The operation, conducted in New Delhi following three months of intelligence gathering, resulted in the seizure of 2,338 LSD blotters, 160 MDMA (Ecstasy) pills (~77.5g), 73.6 grams of charas (cannabis resin), 3.6 grams of amphetamine, and 3.6 kilograms of liquid MDMA. The drugs were recovered from 13 domestically intercepted parcels and two international consignments originating from the Netherlands.


The Operators
The network was run by Anurag Thakur and his associate Vikas Rathi, both repeat offenders previously arrested under India's Narcotic Drugs and Psychotropic Substances (NDPS) Act. Rathi had served time in Tihar Jail for a charas trafficking case filed by the Delhi Police Special Cell, while Thakur was imprisoned for methamphetamine trafficking by the Delhi Police Crime Branch. The two met while incarcerated at Tihar and later built the Team Kalki operation together after their release.

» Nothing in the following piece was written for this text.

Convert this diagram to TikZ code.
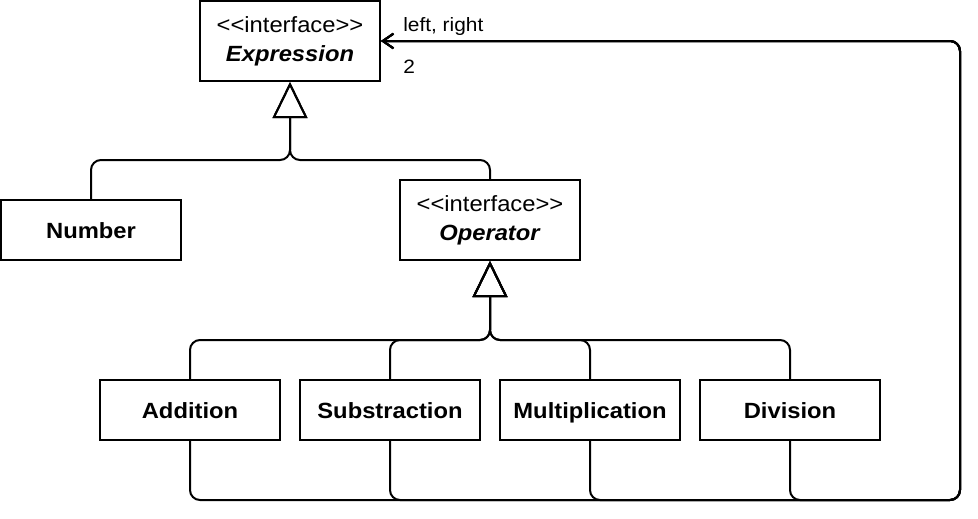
\documentclass[tikz,border=0pt]{standalone}
\usepackage{fontspec}
\usetikzlibrary{positioning,arrows.meta}
\newfontfamily\umlfont{Liberation Sans}[FakeStretch=1.08]
\newcommand\umlsize{\umlfont\fontsize{16.5}{21.5}\selectfont}
\newcommand\rotsize{\umlfont\fontsize{14.5}{17}\selectfont}

\begin{document}
\begin{tikzpicture}[
  x=0.75pt, y=-0.75pt,
  classe/.style={draw, line width=1.5pt, minimum width=135pt, minimum height=45pt, inner sep=0pt, align=center, text height=14pt, text depth=1.5pt, font=\umlsize\bfseries},
  interf/.style={draw, line width=1.5pt, minimum width=135pt, minimum height=60pt, inner sep=0pt, align=center, font=\umlsize},
  heranca/.style={line width=1.5pt, rounded corners=7.5pt, -{Triangle[open, length=27pt, width=26pt, line width=1.5pt]}},
  assoc/.style={line width=1.5pt, rounded corners=7.5pt, -{Straight Barb[length=8pt, width=11pt, line width=1.5pt]}},
  rotulo/.style={font=\rotsize, anchor=base west, inner sep=0pt}]
\useasboundingbox (0,0) rectangle (978,518);
% ---- interfaces
\node[interf] (expr) at (290,41) {<<interface>>\\\textbf{\textit{Expression}}};
\node[interf] (op) at (490,220) {<<interface>>\\\textbf{\textit{Operator}}};
% ---- classes
\node[classe] (num) at (91,230) {Number};
\node[classe] (add) at (190,410) {Addition};
\node[classe] (sub) at (390,410) {Substraction};
\node[classe] (mul) at (590,410) {Multiplication};
\node[classe] (div) at (790,410) {Division};
% ---- pontos de juncao
\coordinate (je) at (290,160);
\coordinate (jo) at (490,340);
\coordinate (cb) at (960,500);
% ---- heranca
\draw[heranca] (num.north) |- (je) -- (expr.south);
\draw[heranca] (op.north) |- (je) -- (expr.south);
\foreach \c in {add,sub,mul,div}
  \draw[heranca] (\c.north) |- (jo) -- (op.south);
% ---- associacao left, right
\foreach \c in {add,sub,mul,div}
  \draw[assoc] (\c.south) |- (cb) |- (expr.east);
\node[rotulo] (papel) at (403,31) {left, right};
\node[rotulo] (mult) at (403,73) {2};
\end{tikzpicture}
\end{document}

Darknet Operations & OPSEC
Team Kalki initially established itself on the dark web forum Dread, where it maintained a four-star vendor rating, indicating a high volume of successful transactions. The operation later expanded to the encrypted messaging platform Session for order fulfillment and customer communication.

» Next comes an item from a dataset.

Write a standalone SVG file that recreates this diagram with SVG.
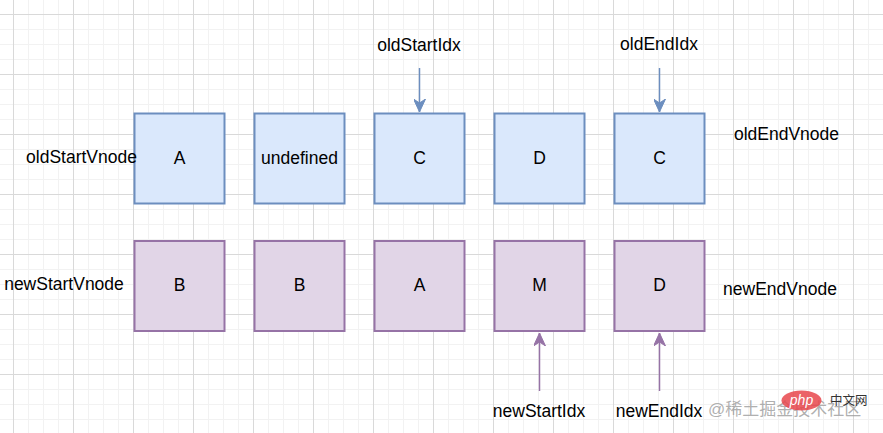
<svg xmlns="http://www.w3.org/2000/svg" width="883" height="433" viewBox="0 0 883 433">
<style>
.lbl{font-family:"Liberation Sans",Arial,sans-serif;font-size:17.5px;fill:#000;text-anchor:middle}
.old rect{fill:#dae8fc;stroke:#6c8ebf;stroke-width:2}
.new rect{fill:#e1d5e7;stroke:#9673a6;stroke-width:2}
.eo{stroke:#6c8ebf;stroke-width:1.5;fill:none}
.en{stroke:#9673a6;stroke-width:1.5;fill:none}
</style>
<defs>
<pattern id="grid" x="13" y="14" width="60" height="60" patternUnits="userSpaceOnUse">
<path d="M15.5 0V60M30.5 0V60M45.5 0V60M0 15.5H60M0 30.5H60M0 45.5H60" stroke="#f2f2f2" stroke-width="1"/>
<path d="M0.5 0V60M0 0.5H60" stroke="#d9d9d9" stroke-width="1"/>
</pattern>
<marker id="ab" viewBox="0 0 14 12" refX="13" refY="6" markerWidth="14" markerHeight="12" markerUnits="userSpaceOnUse" orient="auto">
<path d="M0 0L13 6L0 12L4 6Z" fill="#6c8ebf" stroke="#6c8ebf" stroke-width="1" stroke-linejoin="miter"/>
</marker>
<marker id="ap" viewBox="0 0 14 12" refX="13" refY="6" markerWidth="14" markerHeight="12" markerUnits="userSpaceOnUse" orient="auto">
<path d="M0 0L13 6L0 12L4 6Z" fill="#9673a6" stroke="#9673a6" stroke-width="1" stroke-linejoin="miter"/>
</marker>
</defs>
<rect width="883" height="433" fill="#fff"/>
<rect width="883" height="433" fill="url(#grid)"/>

<g id="connectors">
<path class="eo" d="M419.5 68V112" marker-end="url(#ab)"/>
<path class="eo" d="M659.5 68V112" marker-end="url(#ab)"/>
<path class="en" d="M539.5 391V333" marker-end="url(#ap)"/>
<path class="en" d="M659.5 391V333" marker-end="url(#ap)"/>
</g>

<g id="oldA" class="old"><rect x="134.5" y="113.5" width="90" height="90"/><text class="lbl" x="179.5" y="164">A</text></g>
<g id="oldUndefined" class="old"><rect x="254.5" y="113.5" width="90" height="90"/><text class="lbl" x="299.5" y="164">undefined</text></g>
<g id="oldC" class="old"><rect x="374.5" y="113.5" width="90" height="90"/><text class="lbl" x="419.5" y="164">C</text></g>
<g id="oldD" class="old"><rect x="494.5" y="113.5" width="90" height="90"/><text class="lbl" x="539.5" y="164">D</text></g>
<g id="oldC2" class="old"><rect x="614.5" y="113.5" width="90" height="90"/><text class="lbl" x="659.5" y="164">C</text></g>

<g id="newB" class="new"><rect x="134.5" y="241" width="90" height="90"/><text class="lbl" x="179.5" y="291">B</text></g>
<g id="newB2" class="new"><rect x="254.5" y="241" width="90" height="90"/><text class="lbl" x="299.5" y="291">B</text></g>
<g id="newA" class="new"><rect x="374.5" y="241" width="90" height="90"/><text class="lbl" x="419.5" y="291">A</text></g>
<g id="newM" class="new"><rect x="494.5" y="241" width="90" height="90"/><text class="lbl" x="539.5" y="291">M</text></g>
<g id="newD" class="new"><rect x="614.5" y="241" width="90" height="90"/><text class="lbl" x="659.5" y="291">D</text></g>

<g id="labels">
<text class="lbl" x="419" y="51">oldStartIdx</text>
<text class="lbl" x="659" y="50">oldEndIdx</text>
<text class="lbl" x="81.5" y="163">oldStartVnode</text>
<text class="lbl" x="786.5" y="140">oldEndVnode</text>
<text class="lbl" x="64" y="289.5">newStartVnode</text>
<text class="lbl" x="780" y="294.5">newEndVnode</text>
<text class="lbl" x="539" y="417">newStartIdx</text>
<text class="lbl" x="659" y="417">newEndIdx</text>
</g>

<g id="watermark">
<text x="708" y="415" font-family="'Liberation Sans','Noto Sans CJK SC',sans-serif" font-size="17px" fill="#9a9a9a" fill-opacity="0.8">@稀土掘金技术社区</text>
<ellipse cx="801.5" cy="400.5" rx="20" ry="10" fill="#e8474c" fill-opacity="0.85"/>
<text x="801.5" y="405" font-family="'Liberation Sans',sans-serif" font-size="14px" font-style="italic" fill="#fff" text-anchor="middle">php</text>
<text x="830" y="405" font-family="'Noto Sans CJK SC',sans-serif" font-size="12.5px" fill="#333">中文网</text>
</g>
</svg>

The network sourced LSD and MDMA from international darknet vendors based in the Netherlands, Poland, and Germany. Orders from buyers across India were received via Dread and Session, with fulfillment handled by packaging and dispatching parcels through India Post's Speed Post service and various private courier companies. Notably, a different courier office or booking account was used for each individual shipment as an anti-detection measure.
In certain areas of Delhi, the network employed a "dead drop" delivery method, placing drug parcels at pre-determined locations rather than handing them directly to buyers. Customers were then notified of the pickup location. This technique was reserved for repeat customers with a history of multiple prior orders.

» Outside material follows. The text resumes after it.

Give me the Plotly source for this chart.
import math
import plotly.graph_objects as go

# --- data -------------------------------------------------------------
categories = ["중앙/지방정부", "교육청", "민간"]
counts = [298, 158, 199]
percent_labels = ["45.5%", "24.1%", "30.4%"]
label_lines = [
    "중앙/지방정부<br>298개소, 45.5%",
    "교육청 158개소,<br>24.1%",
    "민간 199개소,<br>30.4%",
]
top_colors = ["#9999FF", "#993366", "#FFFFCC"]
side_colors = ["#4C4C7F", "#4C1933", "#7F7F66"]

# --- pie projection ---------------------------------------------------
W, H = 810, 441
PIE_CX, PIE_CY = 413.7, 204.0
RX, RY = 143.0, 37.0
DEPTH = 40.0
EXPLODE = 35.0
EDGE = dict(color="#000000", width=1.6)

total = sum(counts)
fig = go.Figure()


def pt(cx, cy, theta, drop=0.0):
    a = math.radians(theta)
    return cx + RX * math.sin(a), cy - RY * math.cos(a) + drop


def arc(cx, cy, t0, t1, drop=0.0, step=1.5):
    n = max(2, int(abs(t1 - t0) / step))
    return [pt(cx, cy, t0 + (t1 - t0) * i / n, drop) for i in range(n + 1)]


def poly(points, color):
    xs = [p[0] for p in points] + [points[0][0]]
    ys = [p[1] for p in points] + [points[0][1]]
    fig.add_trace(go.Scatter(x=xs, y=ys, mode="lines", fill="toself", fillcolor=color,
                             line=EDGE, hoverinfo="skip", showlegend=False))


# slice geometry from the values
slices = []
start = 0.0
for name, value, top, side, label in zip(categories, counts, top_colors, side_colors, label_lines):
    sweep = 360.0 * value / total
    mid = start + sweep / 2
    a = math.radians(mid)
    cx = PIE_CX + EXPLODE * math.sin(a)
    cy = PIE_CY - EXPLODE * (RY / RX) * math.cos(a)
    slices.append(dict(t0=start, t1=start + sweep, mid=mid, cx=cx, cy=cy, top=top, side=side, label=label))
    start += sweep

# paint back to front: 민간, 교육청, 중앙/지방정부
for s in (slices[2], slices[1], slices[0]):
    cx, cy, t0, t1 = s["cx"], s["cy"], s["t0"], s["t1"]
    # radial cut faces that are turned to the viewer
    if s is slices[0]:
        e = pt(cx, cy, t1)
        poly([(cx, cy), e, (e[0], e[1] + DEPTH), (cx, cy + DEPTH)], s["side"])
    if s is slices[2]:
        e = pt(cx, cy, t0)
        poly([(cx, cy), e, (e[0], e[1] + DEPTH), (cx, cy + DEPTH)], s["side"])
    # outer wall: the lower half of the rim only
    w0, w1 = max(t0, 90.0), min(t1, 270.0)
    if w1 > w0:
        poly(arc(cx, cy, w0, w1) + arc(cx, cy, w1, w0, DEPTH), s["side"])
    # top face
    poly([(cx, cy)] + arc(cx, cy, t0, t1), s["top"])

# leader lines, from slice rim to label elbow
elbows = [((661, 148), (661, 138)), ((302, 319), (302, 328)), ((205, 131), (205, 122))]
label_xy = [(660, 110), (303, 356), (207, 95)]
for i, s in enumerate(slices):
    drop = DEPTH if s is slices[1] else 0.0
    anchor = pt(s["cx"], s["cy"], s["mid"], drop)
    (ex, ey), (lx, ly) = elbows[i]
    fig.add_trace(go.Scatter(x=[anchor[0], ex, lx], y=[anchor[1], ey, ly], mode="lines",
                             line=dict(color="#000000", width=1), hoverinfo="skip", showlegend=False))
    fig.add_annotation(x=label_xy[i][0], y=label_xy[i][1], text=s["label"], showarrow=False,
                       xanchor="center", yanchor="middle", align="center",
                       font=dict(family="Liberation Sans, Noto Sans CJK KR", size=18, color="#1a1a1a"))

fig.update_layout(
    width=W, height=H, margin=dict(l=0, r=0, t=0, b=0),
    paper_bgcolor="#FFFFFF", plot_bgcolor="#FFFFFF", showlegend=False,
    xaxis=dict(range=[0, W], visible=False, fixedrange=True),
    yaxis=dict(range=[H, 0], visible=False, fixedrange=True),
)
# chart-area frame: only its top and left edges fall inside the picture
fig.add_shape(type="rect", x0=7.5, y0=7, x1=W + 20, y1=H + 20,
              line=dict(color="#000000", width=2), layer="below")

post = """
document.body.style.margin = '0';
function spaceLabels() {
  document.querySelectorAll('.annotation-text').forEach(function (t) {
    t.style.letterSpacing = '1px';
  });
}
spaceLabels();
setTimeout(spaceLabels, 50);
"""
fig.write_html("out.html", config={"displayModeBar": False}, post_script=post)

The NCB suspects the network dispatched more than 1,000 parcels across India since January 2025. Some consignments were intercepted by law enforcement before delivery in Delhi, Tamil Nadu, Telangana, Kerala, and Karnataka.
Cryptocurrency Laundering
Payments were accepted exclusively in cryptocurrency, primarily Monero (XMR) and USDT (Tether), using unhosted wallets. For USDT transactions, temporary wallets were dynamically created for each payment, with funds immediately funneled through multiple layers of intermediary wallets to beneficiary wallets in an attempt to obscure the transaction trail.
Proceeds were routed through intermediary wallets with conversion fees of up to 10%, then converted to USDT and stored in cold wallets. In some cases, mule wallets with KYC-compliant accounts were used to funnel cryptocurrency proceeds into the formal banking system, a classic integration technique for laundering digital currency.
Multiple electronic devices and a cryptocurrency wallet linked to the operation were recovered during the arrests.
Broader Context
This operation is part of the NCB's sustained crackdown on darknet-enabled drug trafficking in India. Previous operations include Operation Ketamelon (2025), which dismantled India's only Level-4 darknet vendor "Ketamelon" operating out of Kerala, and Operation Zambada (2023), which targeted international darknet market supply chains.
The NCB says its investigation is ongoing, with efforts focused on identifying additional associates, tracing financial transactions, and uncovering the international supply chain connected to Team Kalki.